What is the biggest impact you will have on your children 5, 10, 15, and 60 years from now? The answer is simple: your relationship with them. Your relationship with your kids will impact them not only today, but as they age. And it sets an expectation for how relationships should look. Children can’t distinguish between a healthy and an unhealthy relationship. The relationship you have with your partner and your relationship with your children will become the standard for what they will expect from relationships.
Connection is what gives you influence in your child’s life… not coercion, manipulation, control, or behaviour modification strategies (aka punishment). Children learn to listen to their parents either because they are afraid of them or because they have connection with them. Both fear and connection are effective ways to influence a little one, but both are not equally effective at raising a child to be a healthy, whole, loving adult. Children learn to mirror adults’ behaviours. So the age old sayings “what you reap, you will sow” or “what you put in, is what you will get out” pretty well describes the relationship you will have with your child in their future. If you sow anger, your child will likely mirror this anger as they grow up. If you sow stonewalling, you will likely have teenagers that stonewall you in return. On the other hand, if you sow empathy, trust, and connection…well you get it.
Perspective is a huge influencer on how we treat our children. What you believe to be your role as a parent will influence how you parent and the methods you use with your children. What you believe about your children will also influence how you react to them. When your kids disappoint you, are you able to keep your love on or do you feel that your child is suddenly the enemy? What you believe about them will impact how you respond to them.
Emotions – may not always be accurate, but they are always valid. How do you create space for your little one to practice talking about their feelings? Learning to label their feelings will help them understand their feelings and process them in a healthy manner vs. taking their feelings out on someone else, or reverting back to cave-man-like behavior, becoming volatile and barbaric in their expression of their feelings. How can you as a parent communicate support and encouragement, without rescuing your child from these negative feelings? How can you help them language their pain, frustration, sadness, hurt, or anger?
Boredom – Boredom isn’t always a bad thing. Boredom creates space for your child to reflect and be introspective, which is a becoming a lost skill. We often fill our time with screens and other distractions. We have become a generation that is afraid to be alone with our thoughts. Boredom helps your child develop their creative side and it helps them learn to problem solve.
When you think about “parenting”, think about the atmosphere you are sowing in your home. Is it love, kindness, understanding, and generosity? This will become their normal…..so if it’s not the atmosphere you want them to grow up with, how can you begin to sow something different into the atmosphere of your home?
Every challenge you face as a parent is an opportunity to shape your children. How do you want to shape them? What are the things that you want your child to learn? When your done parenting, what are the things that will signal to you that you did well as a parent? These are the things you want to teach them in the middle of the most challenging situations. It’s not just about getting them to do what you want them to do, or winning the power struggle. It’s all about shaping them.

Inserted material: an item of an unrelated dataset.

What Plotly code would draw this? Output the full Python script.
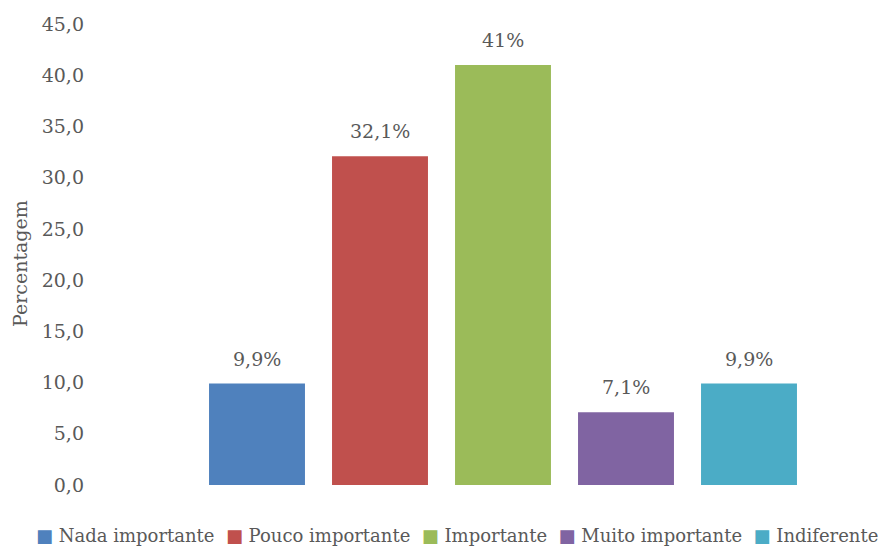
import plotly.graph_objects as go

# Survey response shares (percent)
categories = ["Nada importante", "Pouco importante", "Importante", "Muito importante", "Indiferente"]
values = [9.9, 32.1, 41, 7.1, 9.9]
colors = ["#4F81BD", "#C0504D", "#9BBB59", "#8064A2", "#4BACC6"]
y_ticks = [0, 5, 10, 15, 20, 25, 30, 35, 40, 45]

FONT = "DejaVu Serif"
GRAY = "#595959"
SIZE = 19
LEGEND_SIZE = 18


def pct_label(v):
    return f"{v:g}".replace(".", ",") + "%"


fig = go.Figure()
for i, (cat, val, col) in enumerate(zip(categories, values, colors)):
    fig.add_trace(go.Bar(
        x=[i], y=[val], name=cat, width=0.78,
        marker=dict(color=col, line=dict(width=0)),
        showlegend=False, hoverinfo="skip",
    ))
    fig.add_annotation(
        x=i, y=val, text=pct_label(val), showarrow=False,
        yanchor="middle", yshift=25,
        font=dict(family=FONT, size=SIZE, color=GRAY),
    )

# Legend row as text with coloured square markers
legend_parts = [
    f"<span style='color:{c}'>■</span>&nbsp;{cat}" for cat, c in zip(categories, colors)
]
fig.add_annotation(
    xref="paper", yref="paper", x=0.0, y=0.0,
    text="&nbsp;&nbsp;".join(legend_parts), showarrow=False,
    font=dict(family=FONT, size=LEGEND_SIZE, color=GRAY),
)

# Vertical axis title
fig.add_annotation(
    xref="paper", yref="paper", x=0.0, y=0.5,
    text="Percentagem", textangle=-90, showarrow=False,
    font=dict(family=FONT, size=SIZE, color=GRAY),
)

L, R, T, B = 95, 11, 24, 64
W, H = 881, 549
pitch = 123.0
x_min = -(257 - L) / pitch
x_max = x_min + (W - L - R) / pitch

fig.update_layout(
    width=W, height=H,
    margin=dict(l=L, r=R, t=T, b=B),
    paper_bgcolor="white", plot_bgcolor="white",
    separators=",.",
    font=dict(family=FONT, size=SIZE, color=GRAY),
    bargap=0.22,
    xaxis=dict(range=[x_min, x_max], showticklabels=False, showgrid=False,
               zeroline=False, showline=False, ticks=""),
    yaxis=dict(range=[0, 45], tickvals=y_ticks, tickformat=".1f",
               showgrid=False, zeroline=False, showline=False, ticks="",
               ticklabelstandoff=10,
               tickfont=dict(family=FONT, size=SIZE, color=GRAY)),
)

# Reposition the two text annotations in pixel terms of the full page
plot_w = W - L - R
plot_h = H - T - B
anns = list(fig.layout.annotations)
legend_ann = anns[-2]
legend_ann.update(x=(457 - L) / plot_w, y=-(535 - (H - B)) / plot_h,
                  xanchor="center", yanchor="middle")
title_ann = anns[-1]
title_ann.update(x=(20 - L) / plot_w, y=((H - B) - 264) / plot_h,
                 xanchor="center", yanchor="middle")

fig.write_html("out.html")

My challenge to you today, if you are a parent: In every interaction with your child, whether you are greeting them, saying goodbye to them, or “parenting” them, do it in a way that communicates “I love you.” This will change your relationship with your child, it will change the way your child views relationships, and it will change the relationships your child has in their future. Even when they disappoint you, can you still communicate “I love you” in the way you handle the disappointment?